If I had never taken my airplane ride I would have missed not only an exhilarating experience, but a lot of time that was used to great advantage in Cuernevaca, where I met some very interesting people whom I shall continue to see. Then there are also people I know here through Meyer Schapiro. I am by no means alone . . ..
This must have been in response to my grandmother Ida writing a letter expressing concern, perhaps praising in a backhanded way my mother for being “courageous,” but asking her not to take too many risks. My mother, a romantic (though not incurable, it would turn out) sounds to me closer to twenty than thirty in this letter, with her tone of “I know how to live,” and the implied, “you don’t know how to live.” The two of them never quite understood one another – my mother thinking my grandmother too bourgeoise, and my grandmother thinking my mother too impractical (I’m assuming, as my grandmother never said an unkind word about my mother in front of me and my mother only hinted at difficulties with Ida, as we called her instead of “grandma”).
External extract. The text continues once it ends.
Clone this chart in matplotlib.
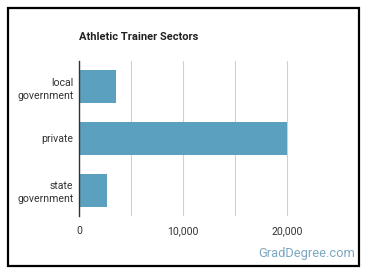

When my mother started her journey to Mexico, she wasn’t alone, but traveled with a woman her own age, with whom she soon parted ways. A falling out, my mother feeling her companion was too frivolous. Soon, she was on her own, meeting American expats and Mexican writers and artists, living fully in the moment of her greatest promise. She settled eventually in a cottage on the shores of Lake Chapala owned by an expat German couple, but her social life seems to have been active. At some point during her stay in Mexico, she traveled to Mexico City where she was invited to the house of Frieda Kahlo. The details are fuzzy but she told me more than once that when she showed up at Kahlo’s house, the great artist was not there. She was off accepting an award for her art. I wish I could quiz my mother now about more of that visit – what I remember most is that she was shown the artist’s bedroom, its walls crammed with art, and the centerpiece, a wooden bed that was itself a work of art. Perhaps I will eventually discover more about this visit in the vast store of letters and manuscripts she left behind.
[1] Black Mountain College
[2] Allan
[3] English, actually. Allan had served at the Battle of the Bulge, and often talked about a family in Liege who put him up. His wife was my Aunt Josephine, nicknamed Renny, who arrived on the Queen Mary as a war bride in 1946, was the first among the 456 women off the boat. She and Allan were treated by two reporters from the Brooklyn Daily Eagle and the New York Herald Tribune to a night on the town and an article about them a day later.
[4] Cecil Hemley sailed for Hawaii in preparation for the anticipated invasion of Japan on the day the atomic bomb was dropped on Hiroshima. In actuality, he and my mother had not yet met, and would not meet for another five years. She often talked about this other man, whom she had known since high school, but his name escapes me now.
[5] Definitely more obscure than that. It was actually The History of Censorship in the War in the Pacific.